═══ Stored rows ═══
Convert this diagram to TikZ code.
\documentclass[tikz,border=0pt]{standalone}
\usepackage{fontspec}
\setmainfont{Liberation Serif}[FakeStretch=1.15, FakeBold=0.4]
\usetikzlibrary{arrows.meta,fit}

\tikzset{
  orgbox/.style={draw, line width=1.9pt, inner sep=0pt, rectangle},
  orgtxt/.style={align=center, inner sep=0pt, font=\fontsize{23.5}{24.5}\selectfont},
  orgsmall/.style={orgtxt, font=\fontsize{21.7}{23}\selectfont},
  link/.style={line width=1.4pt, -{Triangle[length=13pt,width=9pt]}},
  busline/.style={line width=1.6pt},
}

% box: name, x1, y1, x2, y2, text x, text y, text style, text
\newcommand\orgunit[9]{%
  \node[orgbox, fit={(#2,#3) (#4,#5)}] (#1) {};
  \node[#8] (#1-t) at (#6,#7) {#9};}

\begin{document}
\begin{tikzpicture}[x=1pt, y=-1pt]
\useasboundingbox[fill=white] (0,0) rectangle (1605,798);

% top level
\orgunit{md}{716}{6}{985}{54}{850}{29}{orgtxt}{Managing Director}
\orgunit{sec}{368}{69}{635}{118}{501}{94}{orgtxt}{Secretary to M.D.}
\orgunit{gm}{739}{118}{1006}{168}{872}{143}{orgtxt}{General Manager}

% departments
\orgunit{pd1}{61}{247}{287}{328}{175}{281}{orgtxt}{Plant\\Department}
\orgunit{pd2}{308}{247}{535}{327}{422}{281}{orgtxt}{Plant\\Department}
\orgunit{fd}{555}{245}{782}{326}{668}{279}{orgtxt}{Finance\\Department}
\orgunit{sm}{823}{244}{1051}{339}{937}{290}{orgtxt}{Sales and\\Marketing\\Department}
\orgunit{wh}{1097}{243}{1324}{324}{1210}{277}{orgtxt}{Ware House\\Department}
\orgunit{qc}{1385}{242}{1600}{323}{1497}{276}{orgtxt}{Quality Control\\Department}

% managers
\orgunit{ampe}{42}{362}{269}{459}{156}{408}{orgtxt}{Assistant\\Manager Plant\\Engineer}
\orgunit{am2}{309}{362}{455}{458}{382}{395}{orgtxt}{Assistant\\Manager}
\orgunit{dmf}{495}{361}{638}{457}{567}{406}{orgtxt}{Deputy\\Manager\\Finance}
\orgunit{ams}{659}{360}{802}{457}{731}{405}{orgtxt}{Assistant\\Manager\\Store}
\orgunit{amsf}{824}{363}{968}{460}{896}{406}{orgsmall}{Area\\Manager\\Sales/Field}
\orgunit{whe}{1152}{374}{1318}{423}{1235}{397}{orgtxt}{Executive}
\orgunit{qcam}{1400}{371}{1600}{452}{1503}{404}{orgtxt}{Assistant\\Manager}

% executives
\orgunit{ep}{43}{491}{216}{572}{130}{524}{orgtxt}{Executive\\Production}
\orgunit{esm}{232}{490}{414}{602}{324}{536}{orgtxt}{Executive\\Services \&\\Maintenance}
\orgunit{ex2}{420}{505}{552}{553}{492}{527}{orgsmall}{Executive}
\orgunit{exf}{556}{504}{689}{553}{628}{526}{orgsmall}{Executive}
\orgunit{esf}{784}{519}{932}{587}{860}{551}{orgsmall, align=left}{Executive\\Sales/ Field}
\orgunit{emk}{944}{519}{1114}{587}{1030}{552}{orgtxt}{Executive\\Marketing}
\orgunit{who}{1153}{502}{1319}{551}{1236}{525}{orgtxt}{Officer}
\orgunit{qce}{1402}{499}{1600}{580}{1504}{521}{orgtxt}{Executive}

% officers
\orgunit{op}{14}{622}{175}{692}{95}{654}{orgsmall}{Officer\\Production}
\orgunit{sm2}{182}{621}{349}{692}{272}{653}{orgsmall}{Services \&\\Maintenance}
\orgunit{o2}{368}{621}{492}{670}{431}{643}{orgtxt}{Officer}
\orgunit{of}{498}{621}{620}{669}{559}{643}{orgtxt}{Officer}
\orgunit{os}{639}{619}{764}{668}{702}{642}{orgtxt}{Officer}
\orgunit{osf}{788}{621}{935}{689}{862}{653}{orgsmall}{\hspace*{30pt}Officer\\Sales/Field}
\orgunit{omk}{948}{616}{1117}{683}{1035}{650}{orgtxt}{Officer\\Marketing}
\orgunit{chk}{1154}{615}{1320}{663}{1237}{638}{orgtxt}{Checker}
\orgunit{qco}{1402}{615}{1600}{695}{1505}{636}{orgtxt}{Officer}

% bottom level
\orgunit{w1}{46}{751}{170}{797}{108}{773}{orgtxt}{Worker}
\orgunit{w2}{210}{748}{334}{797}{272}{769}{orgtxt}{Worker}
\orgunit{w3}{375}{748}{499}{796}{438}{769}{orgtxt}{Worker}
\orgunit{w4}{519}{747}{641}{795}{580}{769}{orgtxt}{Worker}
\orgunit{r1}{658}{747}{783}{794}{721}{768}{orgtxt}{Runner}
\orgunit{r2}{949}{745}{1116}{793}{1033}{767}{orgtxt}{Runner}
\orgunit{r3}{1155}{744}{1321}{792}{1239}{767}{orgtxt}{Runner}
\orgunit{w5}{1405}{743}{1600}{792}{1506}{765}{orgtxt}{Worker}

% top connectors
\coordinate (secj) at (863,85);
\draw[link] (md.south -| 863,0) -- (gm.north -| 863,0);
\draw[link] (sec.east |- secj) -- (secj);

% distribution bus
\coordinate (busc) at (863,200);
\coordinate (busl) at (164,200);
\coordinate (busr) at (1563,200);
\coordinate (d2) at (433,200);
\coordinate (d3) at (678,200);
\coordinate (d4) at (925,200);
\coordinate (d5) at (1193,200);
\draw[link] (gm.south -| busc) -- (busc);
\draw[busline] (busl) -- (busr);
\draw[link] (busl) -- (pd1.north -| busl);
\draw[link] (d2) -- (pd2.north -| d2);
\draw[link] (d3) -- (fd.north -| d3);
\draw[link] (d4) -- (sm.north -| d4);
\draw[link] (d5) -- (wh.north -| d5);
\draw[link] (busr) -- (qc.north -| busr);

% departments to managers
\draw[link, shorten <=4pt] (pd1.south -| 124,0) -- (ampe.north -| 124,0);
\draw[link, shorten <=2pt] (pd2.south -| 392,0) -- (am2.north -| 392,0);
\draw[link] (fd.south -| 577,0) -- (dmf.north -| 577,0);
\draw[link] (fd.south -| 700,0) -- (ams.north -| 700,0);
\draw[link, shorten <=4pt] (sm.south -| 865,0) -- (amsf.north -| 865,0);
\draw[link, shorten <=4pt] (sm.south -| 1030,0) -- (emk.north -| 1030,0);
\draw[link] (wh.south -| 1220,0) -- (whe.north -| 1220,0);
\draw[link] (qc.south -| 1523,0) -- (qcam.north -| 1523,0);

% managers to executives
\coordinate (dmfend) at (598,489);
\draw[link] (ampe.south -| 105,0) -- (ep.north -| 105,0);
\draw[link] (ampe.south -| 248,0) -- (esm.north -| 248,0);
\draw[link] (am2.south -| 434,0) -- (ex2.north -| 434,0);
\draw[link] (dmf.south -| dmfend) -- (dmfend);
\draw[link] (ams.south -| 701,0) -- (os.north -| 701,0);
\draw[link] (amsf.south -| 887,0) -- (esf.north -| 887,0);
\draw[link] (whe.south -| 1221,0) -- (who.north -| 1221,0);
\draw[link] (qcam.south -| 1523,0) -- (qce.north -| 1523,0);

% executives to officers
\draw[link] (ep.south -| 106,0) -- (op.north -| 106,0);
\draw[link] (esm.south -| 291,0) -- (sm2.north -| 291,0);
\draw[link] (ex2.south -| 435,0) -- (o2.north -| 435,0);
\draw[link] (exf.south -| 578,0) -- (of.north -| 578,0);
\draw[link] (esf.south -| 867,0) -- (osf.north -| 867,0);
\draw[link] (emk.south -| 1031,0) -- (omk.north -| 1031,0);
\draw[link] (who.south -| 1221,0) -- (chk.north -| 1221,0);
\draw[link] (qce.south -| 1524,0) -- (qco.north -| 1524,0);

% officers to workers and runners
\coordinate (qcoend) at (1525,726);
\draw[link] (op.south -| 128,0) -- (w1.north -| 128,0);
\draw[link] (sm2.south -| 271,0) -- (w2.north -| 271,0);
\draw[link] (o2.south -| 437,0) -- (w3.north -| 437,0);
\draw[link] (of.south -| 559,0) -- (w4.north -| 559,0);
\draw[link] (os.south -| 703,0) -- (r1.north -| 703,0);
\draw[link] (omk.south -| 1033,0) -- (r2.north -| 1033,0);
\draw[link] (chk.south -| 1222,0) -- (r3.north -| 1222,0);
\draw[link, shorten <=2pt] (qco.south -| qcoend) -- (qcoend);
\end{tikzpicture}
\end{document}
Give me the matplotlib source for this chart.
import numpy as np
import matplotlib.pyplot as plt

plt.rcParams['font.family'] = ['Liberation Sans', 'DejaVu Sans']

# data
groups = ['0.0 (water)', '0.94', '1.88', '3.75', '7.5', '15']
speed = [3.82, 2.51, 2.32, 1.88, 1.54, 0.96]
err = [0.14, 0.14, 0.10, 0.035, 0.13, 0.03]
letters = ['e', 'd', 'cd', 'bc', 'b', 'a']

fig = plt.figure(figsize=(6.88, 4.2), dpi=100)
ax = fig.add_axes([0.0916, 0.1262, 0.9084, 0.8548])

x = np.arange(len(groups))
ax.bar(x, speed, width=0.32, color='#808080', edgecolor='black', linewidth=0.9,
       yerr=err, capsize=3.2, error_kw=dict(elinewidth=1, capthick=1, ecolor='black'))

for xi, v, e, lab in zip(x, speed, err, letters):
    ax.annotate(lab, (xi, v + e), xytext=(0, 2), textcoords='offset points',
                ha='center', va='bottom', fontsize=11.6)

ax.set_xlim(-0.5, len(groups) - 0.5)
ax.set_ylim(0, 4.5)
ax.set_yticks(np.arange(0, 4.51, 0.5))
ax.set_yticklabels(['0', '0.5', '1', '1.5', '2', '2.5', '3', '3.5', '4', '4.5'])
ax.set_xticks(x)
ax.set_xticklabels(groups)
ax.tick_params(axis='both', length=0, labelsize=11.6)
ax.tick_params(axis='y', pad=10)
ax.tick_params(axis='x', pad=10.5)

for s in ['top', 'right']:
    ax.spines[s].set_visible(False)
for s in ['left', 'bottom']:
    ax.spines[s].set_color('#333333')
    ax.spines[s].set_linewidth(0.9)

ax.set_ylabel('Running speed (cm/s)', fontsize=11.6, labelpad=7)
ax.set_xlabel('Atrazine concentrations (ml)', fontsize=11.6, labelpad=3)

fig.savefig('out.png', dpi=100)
═══
Your task is to output exactly the lines from the one with "Give me the matplotlib source for this chart." through the one with "letters = ['e', 'd', 'cd', 'bc', 'b', 'a']", counting both ends.

#### Exercise response:
Give me the matplotlib source for this chart.
import numpy as np
import matplotlib.pyplot as plt

plt.rcParams['font.family'] = ['Liberation Sans', 'DejaVu Sans']

# data
groups = ['0.0 (water)', '0.94', '1.88', '3.75', '7.5', '15']
speed = [3.82, 2.51, 2.32, 1.88, 1.54, 0.96]
err = [0.14, 0.14, 0.10, 0.035, 0.13, 0.03]
letters = ['e', 'd', 'cd', 'bc', 'b', 'a']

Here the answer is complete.